Studies of otic capsule morphology and gene expression in the Mov13 mouse - : An animal model of type I osteogenesis imperfecta

Type I osteogenesis imperfecta (OI) is a disorder of skeletal bones characterized by bone fragility and blue sclera, which can result from mutations in genes encoding for type I collagen – the COL1A1 and COL1A2 genes. Fifty percent of patients with type I OI develop hearing loss and associated histopathological changes in the otic capsule that are indistinguishable from otosclerosis, a major cause of acquired hearing loss. In an attempt to elucidate molecular and cellular mechanisms of hearing loss in type I OI, we have studied the Mov13 mouse, which has served as an animal model of type I OI by virtue of exhibiting variable transcriptional block of the COL1A1 gene. We studied the morphometry of the Mov13 otic capsule and compared expression levels of 60 genes in the otic capsule with those in the tibia and parietal bone of the Mov13 and wild-type mice. The degree of transcriptional block of the COL1A1 gene and its downstream effects differed significantly between the bones examined. We found that expression levels of bone morphogenetic protein 3 and nuclear factor ĸ-B1 best distinguished Mov13 otic capsule from wild-type otic capsule, and that osteoprotegerin, caspase recruitment domain containing protein 1, and partitioning defective protein 3 best distinguished Mov13 otic capsule from Mov13 tibia and parietal bone. Although the Mov13 mouse did not demonstrate evidence of active abnormal otic capsule remodeling as seen in type I OI and otosclerosis, studying gene expression in the Mov13 mouse has provided evidence that osteocytes of the otic capsule differ from osteocytes in other bones.

Deoxyribonucleic acid contamination in archival human temporal bones: a potentially significant problem.

Hypothesis Contamination of archival human temporal bones with extraneous deoxyribonucleic acid may represent a potentially significant problem in the analysis of nucleic acids isolated from archival specimens.

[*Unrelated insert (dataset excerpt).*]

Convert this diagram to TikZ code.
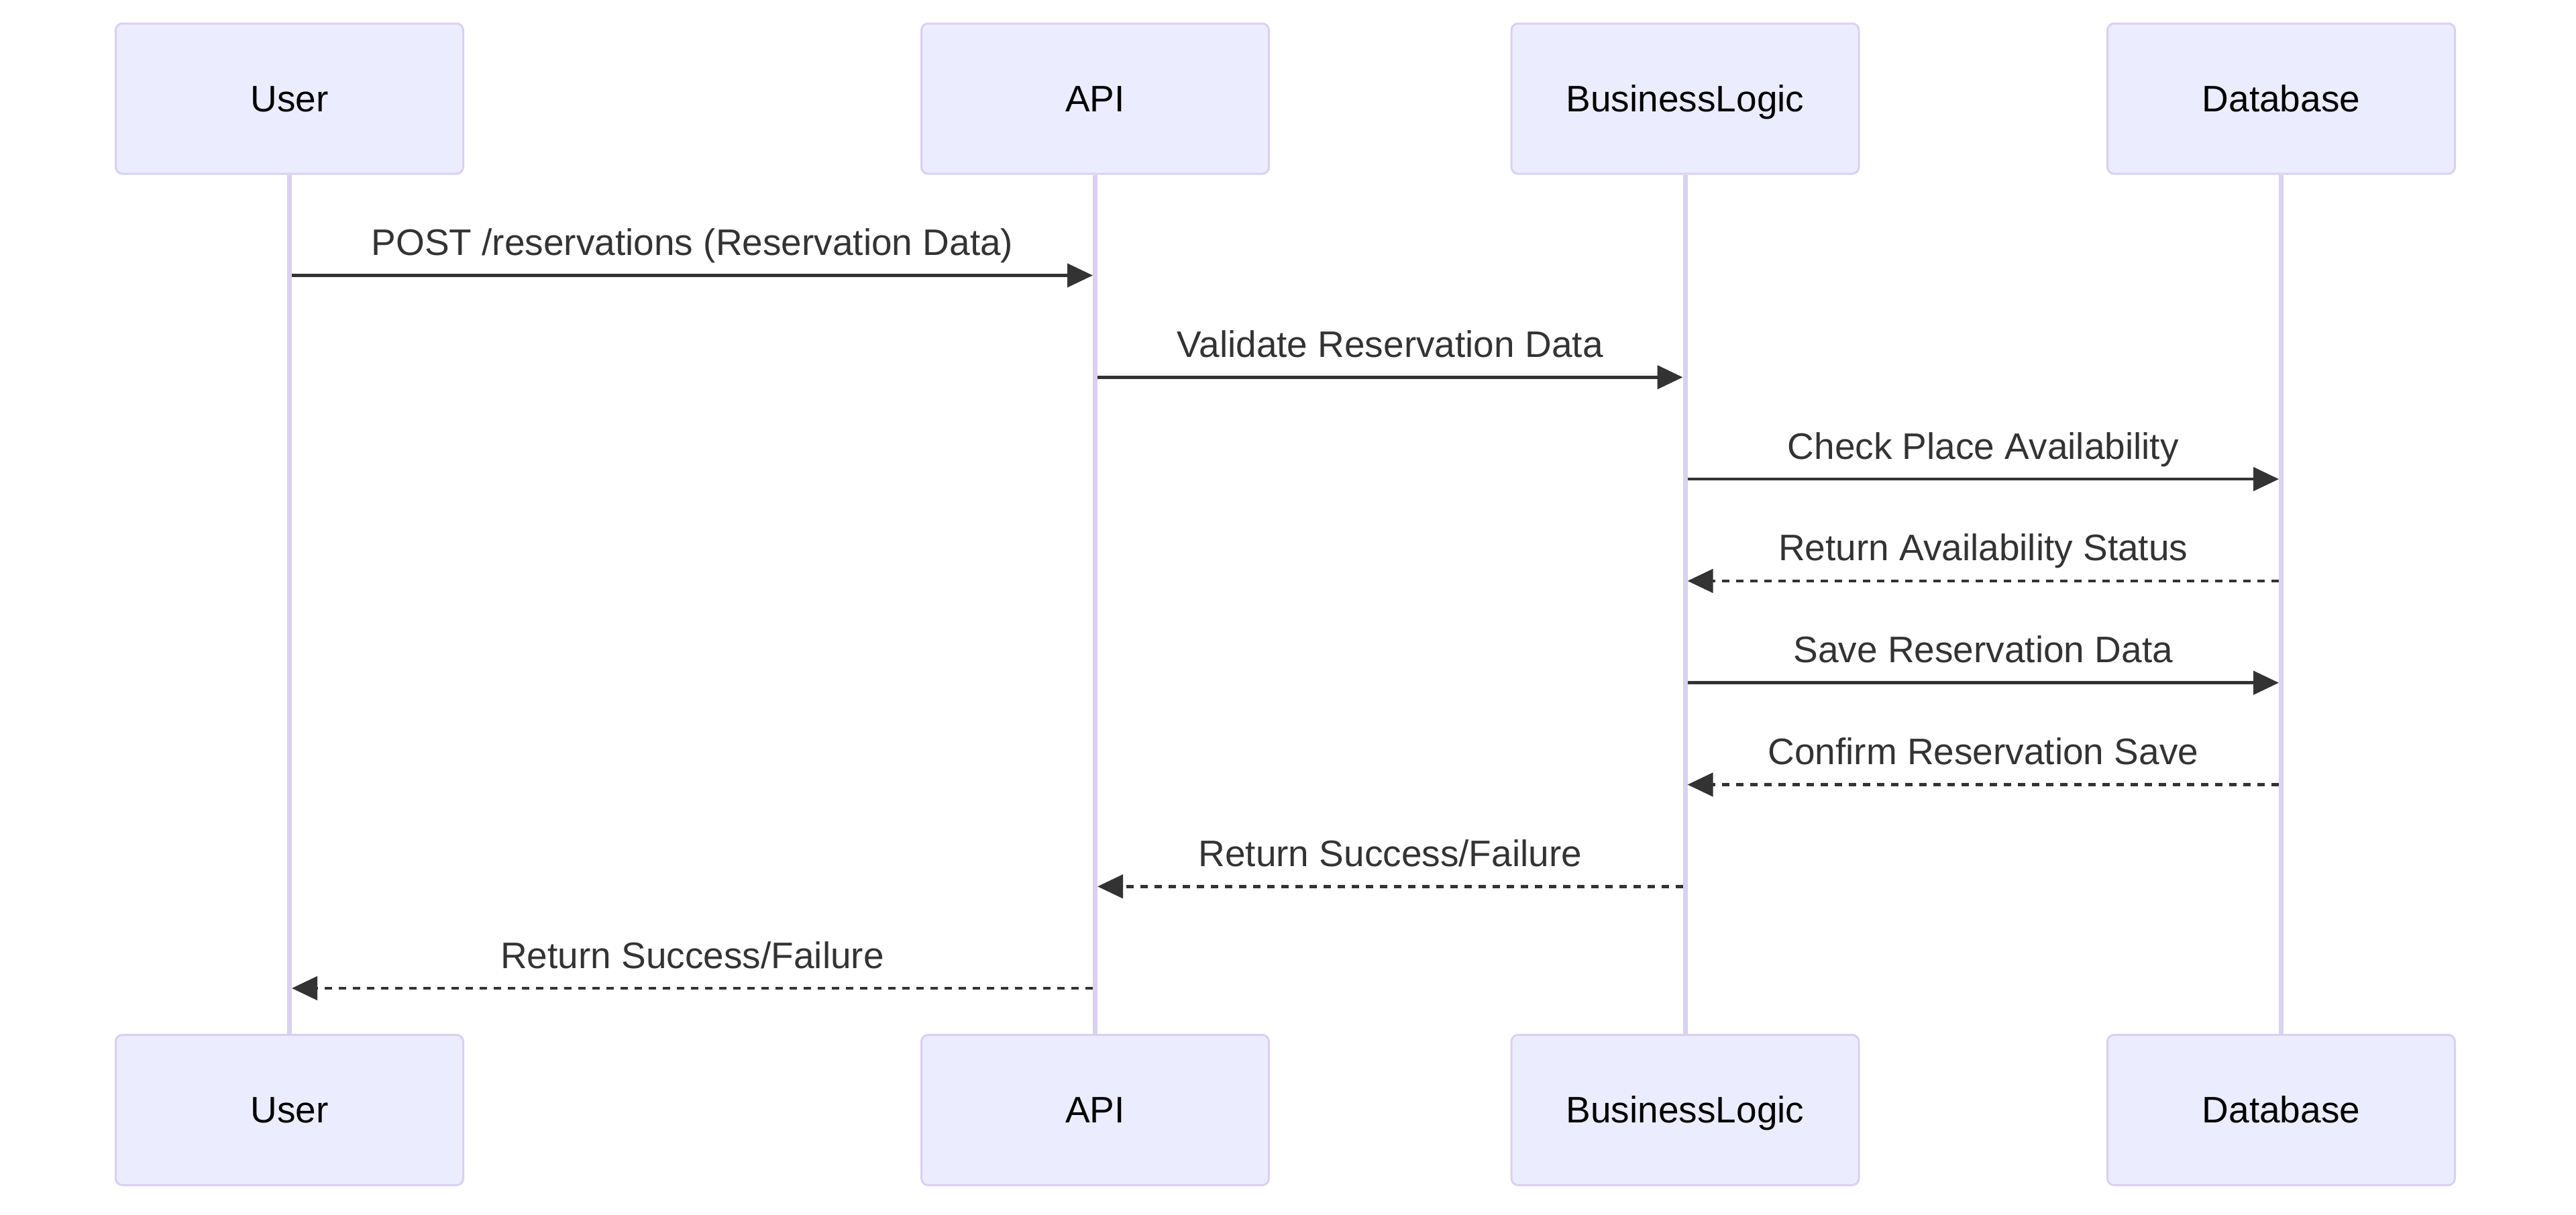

Background During the past decade, there has been growing interest in the development of molecular biologic techniques that can be applied to the investigation of pathologic changes in archival human temporal bones. The impetus for the development of these techniques is in part related to the fact that the temporal bone collections represent a repository of archival material compiled over decades, which is not available from living patients. Methods An archival human temporal bone specimen from a male patient with the Mohr-Tranebjærg syndrome (formerly called DFN-1) and a well-characterized mutation was analyzed for the presence of the mutation by a standard method for extraction, isolation, amplification, and sequencing of deoxyribonucleic acid. The experiment was repeated four times. Results The deoxyribonucleic acid sequence from three of four extractions was normal. The known mutation was easily and repeatedly demonstrated in a blood sample from the same individual. Because Mohr-Tranebjærg syndrome is X-linked, there is only one allele, and therefore there is no potential endogenous source to account for the normal sequence that was amplified. Contamination of the tissue sections by extraneous deoxyribonucleic acid presumably occurred during acquisition and processing of the temporal bone. Conclusions Contamination of archival temporal bones with exogenous deoxyribonucleic acid is a significant potential problem that must be considered in the interpretation of the results of deoxyribonucleic acid retrieved from archival sections. The authors recommend collecting blood samples from temporal bone donors in the future to ensure the availability of a reliable source of deoxyribonucleic acid.

Activation of TRAIL-DR5 pathway promotes sensorineural degeneration in the inner ear.

Tumor necrosis factor (TNF) family cytokines are important mediators of inflammation. Elevated levels of serum TNF‐α are associated with human sensorineural hearing loss via poorly understood mechanisms. We demonstrate, for the first time, expression of TNF‐related apoptosis‐inducing ligand (TRAIL) and its signaling death receptor 5 (DR5) in the murine inner ear and show that exogenous TRAIL can trigger hair cell and neuronal degeneration, which can be partly prevented with DR5‐blocking antibodies.